● Do this
Print only the lines from the top of the data through the line with "const yL = d3.scaleLinear().domain([0, 3]).range([L.y1, L.y0]);", both included, skipping every picture.

Charts and diagrams as code
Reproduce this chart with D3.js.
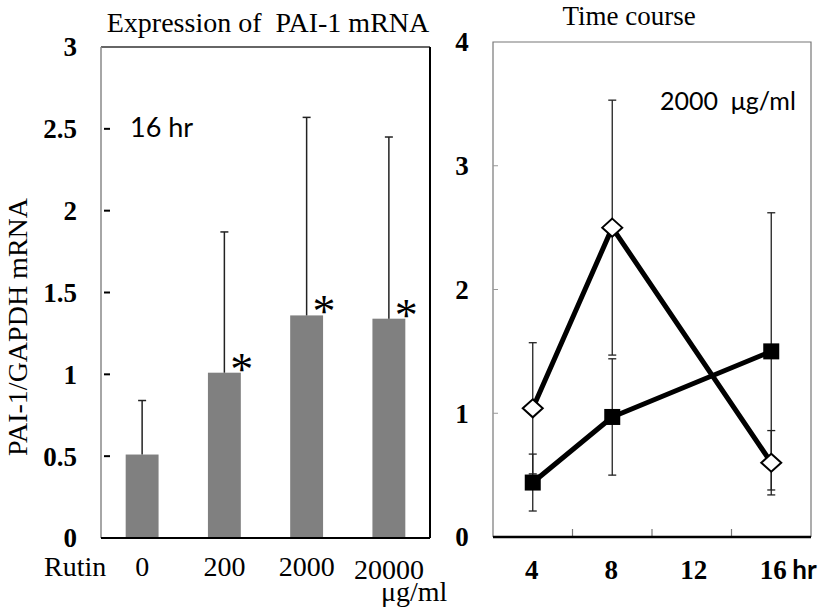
<!DOCTYPE html>
<html>
<head>
<meta charset="utf-8">
<script src="https://cdn.jsdelivr.net/npm/d3@7/dist/d3.min.js"></script>
<style>
  body{margin:0;background:#fff;}
  svg{display:block;}
  text{white-space:pre;}
</style>
</head>
<body>
<svg id="chart" width="824" height="609"></svg>
<script>
'use strict';
// left panel: PAI-1 expression at 16 hr by rutin dose
const doses = ['0','200','2000','20000'];
const expr = [0.51, 1.01, 1.36, 1.34];
const exprErr = [0.33, 0.86, 1.21, 1.11];
const signif = [false, true, true, true];
const leftTicks = [0, 0.5, 1, 1.5, 2, 2.5, 3];

// right panel: time course at 2000 ug/ml
const hours = ['4','8','12','16'];
const diamond = [1.04, 2.50, null, 0.60];
const diamondErr = [0.53, 1.03, null, 0.26];
const square = [0.44, 0.97, null, 1.50];
const squareErr = [0.23, 0.47, null, 1.12];
const rightTicks = [0, 1, 2, 3, 4];

const SERIF = '"Liberation Serif","Times New Roman",serif';
const SANS = 'Lato,"Open Sans",sans-serif';

const svg = d3.select('#chart');

// ---------- left panel ----------
const L = {x0:101, x1:430, y0:47, y1:538};
const xL = d3.scaleBand().domain(doses).range([L.x0, L.x1]).paddingInner(0.6).paddingOuter(0.3);
const yL = d3.scaleLinear().domain([0, 3]).range([L.y1, L.y0]);

const gL = svg.append('g');
gL.append('text').attr('font-family',SERIF).attr('x',268).attr('y',32)
  .attr('text-anchor','middle').attr('font-size',28).text('Expression of  PAI-1 mRNA');

// frame
gL.append('line').attr('x1',L.x0).attr('x2',L.x1).attr('y1',L.y0).attr('y2',L.y0).attr('stroke','#333').attr('stroke-width',1.5);
gL.append('line').attr('x1',L.x0).attr('x2',L.x0).attr('y1',L.y0).attr('y2',L.y1).attr('stroke','#888').attr('stroke-width',1.5);
gL.append('line').attr('x1',L.x1).attr('x2',L.x1).attr('y1',L.y0).attr('y2',L.y1).attr('stroke','#000').attr('stroke-width',2);

// y ticks (dashes inside the frame) and labels
gL.selectAll('.tk').data(leftTicks.filter(d => d > 0 && d < 3)).join('line')
  .attr('x1',104).attr('x2',110).attr('y1',d => yL(d)).attr('y2',d => yL(d))
  .attr('stroke','#000').attr('stroke-width',2);
gL.selectAll('.tl').data(leftTicks).join('text')
  .attr('font-family',SERIF).attr('x',77).attr('y',d => yL(d)).attr('dy','0.35em')
  .attr('text-anchor','end').attr('font-size',27).attr('font-weight','bold')
  .text(d => d);

// bars
gL.selectAll('.bar').data(doses).join('rect')
  .attr('x',d => xL(d)).attr('width',xL.bandwidth())
  .attr('y',(d,i) => yL(expr[i])).attr('height',(d,i) => yL(0) - yL(expr[i]))
  .attr('fill','#808080');

// error bars (upper only)
doses.forEach((d,i) => {
  const cx = xL(d) + xL.bandwidth()/2;
  const top = yL(expr[i] + exprErr[i]);
  gL.append('line').attr('x1',cx).attr('x2',cx).attr('y1',yL(expr[i])).attr('y2',top).attr('stroke','#222').attr('stroke-width',1.5);
  gL.append('line').attr('x1',cx-4).attr('x2',cx+4).attr('y1',top).attr('y2',top).attr('stroke','#222').attr('stroke-width',1.5);
  if (signif[i]) {
    gL.append('text').attr('font-family',SERIF).attr('x',xL(d) + xL.bandwidth() + 1).attr('y',yL(expr[i]) + 12)
      .attr('text-anchor','middle').attr('font-size',46).text('*');
  }
});

// bottom axis line
gL.append('line').attr('x1',L.x0).attr('x2',L.x1).attr('y1',L.y1).attr('y2',L.y1).attr('stroke','#000').attr('stroke-width',2);

gL.append('text').attr('font-family',SANS).attr('x',130).attr('y',137).attr('font-size',27).text('16 hr');

// x labels
gL.append('text').attr('font-family',SERIF).attr('x',44).attr('y',576).attr('font-size',28).text('Rutin');
gL.selectAll('.xl').data(doses).join('text')
  .attr('font-family',SERIF).attr('x',d => xL(d) + xL.bandwidth()/2)
  .attr('y',(d,i) => i === 3 ? 579 : 576)
  .attr('text-anchor','middle').attr('font-size',28).text(d => d);
gL.append('text').attr('font-family',SERIF).attr('x',381).attr('y',601).attr('font-size',28).text('\u03bcg/ml');

// y label
gL.append('text').attr('font-family',SERIF).attr('transform','translate(27,327) rotate(-90)')
  .attr('text-anchor','middle').attr('font-size',28).text('PAI-1/GAPDH mRNA');

// ---------- right panel ----------
const R = {x0:493, x1:811, y0:42, y1:537};
const xR = d3.scaleBand().domain(hours).range([R.x0, R.x1]);
const yR = d3.scaleLinear().domain([0, 4]).range([R.y1, R.y0]);

const gR = svg.append('g');
gR.append('text').attr('font-family',SERIF).attr('x',629).attr('y',25)
  .attr('text-anchor','middle').attr('font-size',27).text('Time course');

gR.append('path')
  .attr('d',`M${R.x0},${R.y1}V${R.y0}H${R.x1}V${R.y1}`)
  .attr('fill','none').attr('stroke','#777').attr('stroke-width',1.2);

// y ticks + labels
gR.selectAll('.tk').data(rightTicks.filter(d => d > 0 && d < 4)).join('line')
  .attr('x1',R.x0).attr('x2',R.x0 + 5).attr('y1',d => yR(d)).attr('y2',d => yR(d))
  .attr('stroke','#999').attr('stroke-width',1);
gR.selectAll('.tl').data(rightTicks).join('text')
  .attr('font-family',SERIF).attr('x',462).attr('y',d => yR(d)).attr('dy','0.35em')
  .attr('text-anchor','middle').attr('font-size',27).attr('font-weight','bold')
  .text(d => d);

// x ticks at band boundaries
gR.selectAll('.xt').data(hours.slice(1)).join('line')
  .attr('x1',d => xR(d)).attr('x2',d => xR(d)).attr('y1',R.y1).attr('y2',R.y1 - 8)
  .attr('stroke','#777').attr('stroke-width',1.2);
gR.append('line').attr('x1',R.x0).attr('x2',R.x1).attr('y1',R.y1).attr('y2',R.y1).attr('stroke','#000').attr('stroke-width',2.5);

const cxR = h => xR(h) + xR.bandwidth()/2;
const labelShift = [-1, -1, 2, 2];
hours.forEach((h,i) => {
  gR.append('text').attr('font-family',SERIF).attr('x',cxR(h) + labelShift[i]).attr('y',579)
    .attr('text-anchor','middle').attr('font-size',27).attr('font-weight','bold').text(h);
  if (i === 3) {
    gR.append('text').attr('font-family',SANS).attr('x',cxR(h) + 21).attr('y',579)
      .attr('font-size',26).attr('font-weight','bold').text('hr');
  }
});

gR.append('text').attr('font-family',SANS).attr('x',660).attr('y',110).attr('font-size',25).text('2000  \u03bcg/ml');

// error bars
function errBars(vals, errs) {
  hours.forEach((h,i) => {
    if (vals[i] == null) return;
    const cx = cxR(h), hi = yR(vals[i] + errs[i]), lo = yR(vals[i] - errs[i]);
    gR.append('line').attr('x1',cx).attr('x2',cx).attr('y1',lo).attr('y2',hi).attr('stroke','#222').attr('stroke-width',1.3);
    [hi, lo].forEach(y => gR.append('line').attr('x1',cx-4).attr('x2',cx+4).attr('y1',y).attr('y2',y).attr('stroke','#222').attr('stroke-width',1.3));
  });
}
errBars(diamond, diamondErr);
errBars(square, squareErr);

const line = d3.line().x(d => cxR(d[0])).y(d => yR(d[1]));
const pts = vals => hours.map((h,i) => [h, vals[i]]).filter(d => d[1] != null);

gR.append('path').datum(pts(diamond)).attr('d',line).attr('fill','none').attr('stroke','#000').attr('stroke-width',5).attr('stroke-linejoin','round');
gR.append('path').datum(pts(square)).attr('d',line).attr('fill','none').attr('stroke','#000').attr('stroke-width',5).attr('stroke-linejoin','round');

gR.selectAll('.sq').data(pts(square)).join('rect')
  .attr('x',d => cxR(d[0]) - 8).attr('y',d => yR(d[1]) - 8).attr('width',16).attr('height',16)
  .attr('fill','#000');
gR.selectAll('.dm').data(pts(diamond)).join('path')
  .attr('d',d => { const x = cxR(d[0]), y = yR(d[1]); return `M${x},${y-9}L${x+10},${y}L${x},${y+9}L${x-10},${y}Z`; })
  .attr('fill','#fff').attr('stroke','#000').attr('stroke-width',2);
</script>
</body>
</html>
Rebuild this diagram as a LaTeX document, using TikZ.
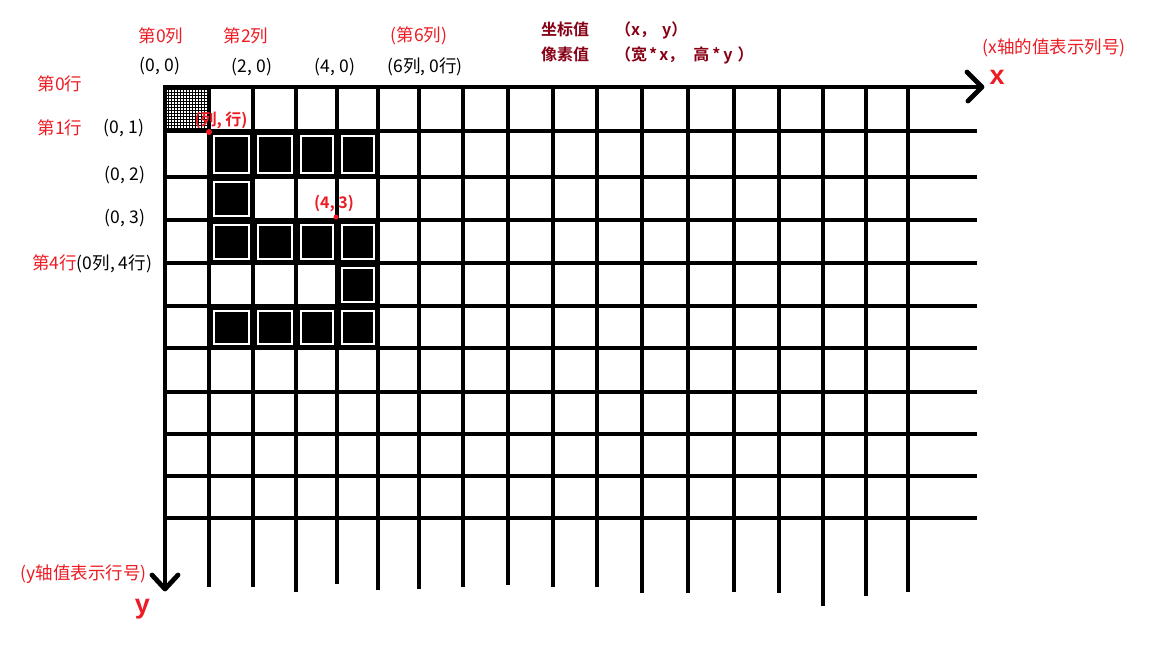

● The solution
Reproduce this chart with D3.js.
<!DOCTYPE html>
<html>
<head>
<meta charset="utf-8">
<script src="https://cdn.jsdelivr.net/npm/d3@7/dist/d3.min.js"></script>
<style>
  body{margin:0;background:#fff;}
  svg{display:block;}
  text{white-space:pre;}
</style>
</head>
<body>
<svg id="chart" width="824" height="609"></svg>
<script>
'use strict';
// left panel: PAI-1 expression at 16 hr by rutin dose
const doses = ['0','200','2000','20000'];
const expr = [0.51, 1.01, 1.36, 1.34];
const exprErr = [0.33, 0.86, 1.21, 1.11];
const signif = [false, true, true, true];
const leftTicks = [0, 0.5, 1, 1.5, 2, 2.5, 3];

// right panel: time course at 2000 ug/ml
const hours = ['4','8','12','16'];
const diamond = [1.04, 2.50, null, 0.60];
const diamondErr = [0.53, 1.03, null, 0.26];
const square = [0.44, 0.97, null, 1.50];
const squareErr = [0.23, 0.47, null, 1.12];
const rightTicks = [0, 1, 2, 3, 4];

const SERIF = '"Liberation Serif","Times New Roman",serif';
const SANS = 'Lato,"Open Sans",sans-serif';

const svg = d3.select('#chart');

// ---------- left panel ----------
const L = {x0:101, x1:430, y0:47, y1:538};
const xL = d3.scaleBand().domain(doses).range([L.x0, L.x1]).paddingInner(0.6).paddingOuter(0.3);
const yL = d3.scaleLinear().domain([0, 3]).range([L.y1, L.y0]);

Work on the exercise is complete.